If we fast forward to Jesus and the Incarnation, it affirms that God comes to dwell with his creation. He comes as a real embodied human being: as someone who can be tired, and hungry and grazed. It’s a body that’s vulnerable to the sting of scorpions. And to the sting of death!
In the painting Jesus contemplates the enmity resulting from the brokenness that has resulted from the fall. Spencer leaves us wondering what Jesus is thinking. Perhaps his vocation to redeem and to heal. I wonder whether Jesus senses that his vocation will be terribly costly.
I wonder whether he knows that his vocation will make a way for the sting of death to be defeated and for the created order to be brought back into right relationship with God.
It’s a vocation that will require submitting to the ultimate alienation of humanity - death. To defeat the sting of death, Jesus must allow himself to undergo death. As one theologian put it [Gregory of Nazianzus], what is not assumed is not healed.
The late Metropolitan Anthony Bloom puts it like this: Death can be conceived of only as severance from the source of life. And so, if Christ had not fully participated in our break with God, in our estrangement, he wouldn’t have participated fully in our mortality, and our mortality would have been outside the mystery of redemption [Anthony Bloom, God and Man pp 67-9].
God, being fully united to humanity in Jesus Christ, undergoes the full extent of what it means to be human. To get tired, lonely, abandoned, betrayed, and so on. AND to die, so as to unite humanity to the Godhead and to be saved. As the well-known German theologian, Jürgen Moltmann, who died this week, puts it: ‘Christ does not merely contradict the world. Christ embraces the world, suffers the contradiction then overcomes it in love.’

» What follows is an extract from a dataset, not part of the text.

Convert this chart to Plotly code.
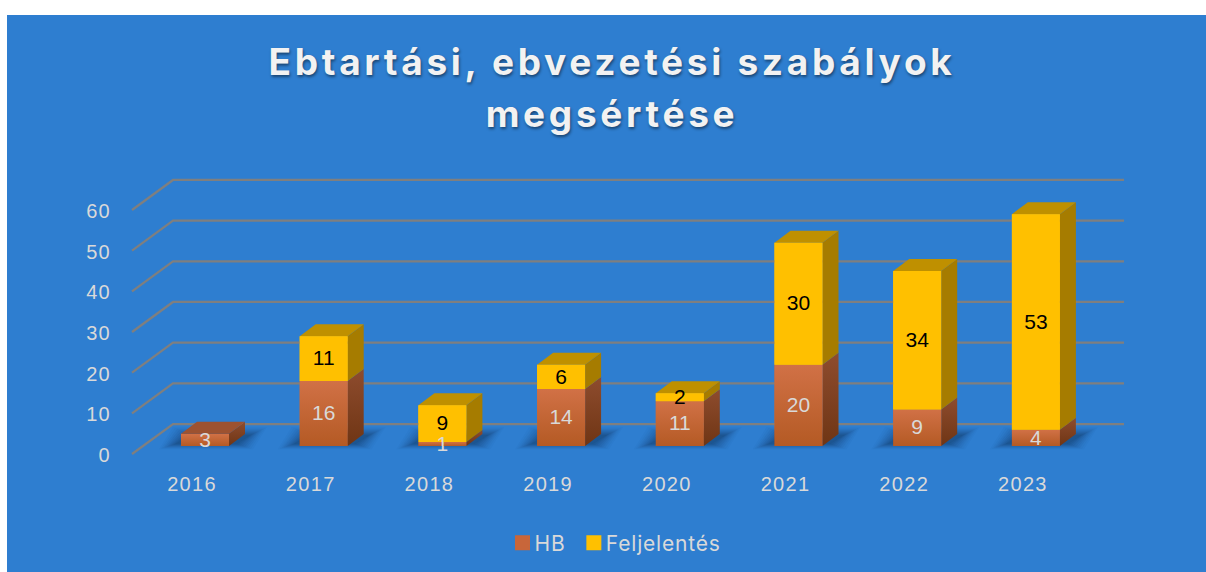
import plotly.graph_objects as go

years = ["2016", "2017", "2018", "2019", "2020", "2021", "2022", "2023"]
hb = [3, 16, 1, 14, 11, 20, 9, 4]
feljelentes = [None, 11, 9, 6, 2, 30, 34, 53]
y_ticks = [0, 10, 20, 30, 40, 50, 60]
title_text = "Ebtartási, ebvezetési szabályok<br>megsértése"

# Pixel scales of the plot area (styling of the pseudo-3D projection)
W, H = 1206, 572
L, R, T, B = 115, 1130, 170, 470
PX_X = 118.7
PX_Y = 4.067
X0_PX, Y0_PX = 192, 454
xr = [(L - X0_PX) / PX_X, (R - X0_PX) / PX_X]
yr = [(Y0_PX - B) / PX_Y, (Y0_PX - T) / PX_Y]
dx = lambda p: p / PX_X
dy = lambda p: p / PX_Y

BLUE = "#2E7ED0"
TXT = "#D9D9D9"
GRID = "#7F7F7F"
BAR_OFF = dx(13)
BAR_W = dx(48)
FLOOR = dy(8)
DEPTH_X, DEPTH_Y = dx(16), dy(12)
LABEL_SHIFT = dy(1.5)
n = list(range(len(years)))

fig = go.Figure()

# Legend / base bars
hb_base = [FLOOR] * len(hb)
f_base = [FLOOR + v for v in hb]
fig.add_bar(x=[i + BAR_OFF for i in n], y=hb, base=hb_base, width=BAR_W, name="HB",
            marker=dict(color="#C8663A", line_width=0))
fig.add_bar(x=[i + BAR_OFF for i in n], y=feljelentes, base=f_base, width=BAR_W, name="Feljelentés",
            marker=dict(color="#FFC000", line_width=0))

# Grid: left wall + back wall
gx, gy = [], []
for t in y_ticks:
    gx += [xr[0] + dx(17), xr[0] + dx(58), xr[1] - dx(6), None]
    gy += [t, t + dy(30), t + dy(30), None]
fig.add_scatter(x=gx, y=gy, mode="lines", line=dict(color=GRID, width=2.25), hoverinfo="skip", showlegend=False)


def poly(xs, ys, color=None, grad=None):
    kw = dict(x=xs + [xs[0]], y=ys + [ys[0]], mode="lines", fill="toself", line=dict(width=0),
              hoverinfo="skip", showlegend=False)
    if grad:
        kw["fillgradient"] = dict(type="vertical", colorscale=[[0, grad[0]], [1, grad[1]]])
        kw["fillcolor"] = grad[0]
    else:
        kw["fillcolor"] = color
    fig.add_scatter(**kw)


# Floor shadows (stacked translucent layers imitate the blur)
for i in n:
    x0 = i + BAR_OFF - BAR_W / 2
    x1 = x0 + BAR_W
    for grow, alpha in [(10, 0.03), (8, 0.04), (6, 0.05), (4, 0.06), (2, 0.07), (0, 0.08), (-2, 0.09), (-4, 0.09), (-6, 0.09)]:
        poly([x0 - dx(12 + grow), x1 + dx(14 + grow), x1 + dx(28 + grow), x0 + dx(2 - grow)],
             [FLOOR - dy(0 + grow / 3)] * 2 + [FLOOR + dy(14 + grow / 2)] * 2,
             color=f"rgba(15,40,80,{alpha})")

# Bars: side faces, top faces, front faces
for i in n:
    x0 = i + BAR_OFF - BAR_W / 2
    x1 = x0 + BAR_W
    b0, b1 = FLOOR, FLOOR + hb[i]
    poly([x1, x1 + DEPTH_X, x1 + DEPTH_X, x1], [b0, b0 + DEPTH_Y, b1 + DEPTH_Y, b1], grad=("#6F3514", "#8E4C2E"))
    poly([x0, x1, x1, x0], [b0, b0, b1, b1], grad=("#B45A24", "#D17146"))
    f = feljelentes[i]
    if f:
        t = b1 + f
        poly([x1, x1 + DEPTH_X, x1 + DEPTH_X, x1], [b1, b1 + DEPTH_Y, t + DEPTH_Y, t], color="#A67C00")
        poly([x0, x1, x1 + DEPTH_X, x0 + DEPTH_X], [t, t, t + DEPTH_Y, t + DEPTH_Y], color="#BF9000")
        poly([x0, x1, x1, x0], [b1, b1, t, t], color="#FFC000")
    else:
        poly([x0, x1, x1 + DEPTH_X, x0 + DEPTH_X], [b1, b1, b1 + DEPTH_Y, b1 + DEPTH_Y], color="#9D5230")

# Data labels
fig.add_scatter(x=[i + BAR_OFF for i in n], y=[FLOOR + v / 2 - LABEL_SHIFT for v in hb], mode="text",
                text=[str(v) for v in hb], textposition="middle center",
                textfont=dict(family="Liberation Sans", size=21, color=TXT), hoverinfo="skip", showlegend=False)
fx = [i + BAR_OFF for i in n if feljelentes[i]]
fy = [FLOOR + hb[i] + feljelentes[i] / 2 - LABEL_SHIFT for i in n if feljelentes[i]]
fig.add_scatter(x=fx, y=fy, mode="text", text=[str(feljelentes[i]) for i in n if feljelentes[i]],
                textposition="middle center", textfont=dict(family="Liberation Sans", size=21, color="#000000"),
                hoverinfo="skip", showlegend=False)

fig.update_layout(
    width=W, height=H, autosize=False, barmode="overlay",
    paper_bgcolor="#FFFFFF", plot_bgcolor="rgba(0,0,0,0)",
    margin=dict(l=L, r=W - R, t=T, b=H - B, pad=0),
    font=dict(family="Liberation Sans", color=TXT, size=20),
    title=dict(text=title_text, x=612 / W, xanchor="center", y=1 - 75 / H, yanchor="top",
               font=dict(family="Inter", size=37, weight=700, color="#F2F2F2",
                         shadow="1px 2px 3px rgba(0,0,0,0.45)")),
    legend=dict(orientation="h", x=612 / W, xref="container", xanchor="center", y=1 - 543 / H, yref="container",
                yanchor="middle", font=dict(family="Inter", size=21, color=TXT),
                bgcolor="rgba(0,0,0,0)", itemclick=False),
    xaxis=dict(range=xr, tickmode="array", tickvals=n, ticktext=years, showgrid=False, zeroline=False,
               showline=False, ticks="", tickfont=dict(size=20, color=TXT), fixedrange=True),
    yaxis=dict(range=yr, tickmode="array", tickvals=y_ticks, showgrid=False, zeroline=False,
               showline=False, ticks="", tickfont=dict(size=20, color=TXT), fixedrange=True,
               ticklabelstandoff=3, ticklabelshift=1),
    shapes=[dict(type="rect", layer="below", xref="paper", yref="paper",
                 x0=(7 - L) / (R - L), x1=(W - L) / (R - L) + 0.01,
                 y0=(B - H) / (B - T) - 0.01, y1=(B - 15) / (B - T),
                 fillcolor=BLUE, line_width=0)],
)

post = """
document.body.style.margin='0';
document.querySelectorAll('.gtitle').forEach(e=>{e.style.letterSpacing='3.7px';});
document.querySelectorAll('.gtitle tspan.line').forEach((e,i)=>{e.setAttribute('dy',(i*1.41)+'em');});
document.querySelectorAll('.xtick text,.ytick text').forEach(e=>{e.style.letterSpacing='1.3px';});
document.querySelectorAll('.legend .traces').forEach((g,i)=>{
  const t=g.querySelector('.legendtext'); t.style.letterSpacing='0.8px'; t.setAttribute('x','32');
  const p=g.querySelector('.legendpoints path'); p.setAttribute('transform',(p.getAttribute('transform')||'')+' scale(1.25)');
  const m=(g.getAttribute('transform')||'').match(/translate\\(([-\\d.]+)[ ,]+([-\\d.]+)\\)/);
  if(m){g.setAttribute('transform','translate('+(parseFloat(m[1])+(i?0.5:3.5))+','+m[2]+')');}
});
"""
fig.write_html("out.html", post_script=post, config=dict(displayModeBar=False))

The scorpions, representing the sting of death, and contemplated by Jesus, are placed where nails will be driven at the time of execution. Hands that have created. Feet which have walked among us. Both will be pierced. Spencer portrays Jesus’ inner wrestle – the tired, strained face, the gathering dark clouds and the presence of the scorpions.
All these leave us feeling jarred, uncomfortable, disturbed. And rightly so. Here Spencer shows us the maker of all that exists, contemplating what it means for sin and death to be defeated; to redeem the whole created order; and to offer restoration of relationship with God to humankind.
It's a lot of theology to have squeezed into a painting.
The painting invites us to place ourselves in this story – the long narrative of good creation, the alienation and disruption of the fall, and the cost of redemption.
The ‘fall’ isn’t only about one archetypal couple, Adam and Eve. It happens in all moments and lives. It speaks to our estrangement from the source of life and love. And it speaks to how we all get stung or maimed by life. Stung by broken relationships, illness, depression, the loss of loved ones. But the gospel, the good news, affirms that isn’t the end of the story. And it’s not the end of our stories either.
And we’re invited to reflect upon how our estrangement, our fall, our pain, might be transfigured into something that can bring life, not death. And how Jesus’ fully embracing our humanity, offers healing and hope to our broken world and lives, living in the fullness of life now, and leading us to our ultimate destiny…. United in the love and embrace of the triune God.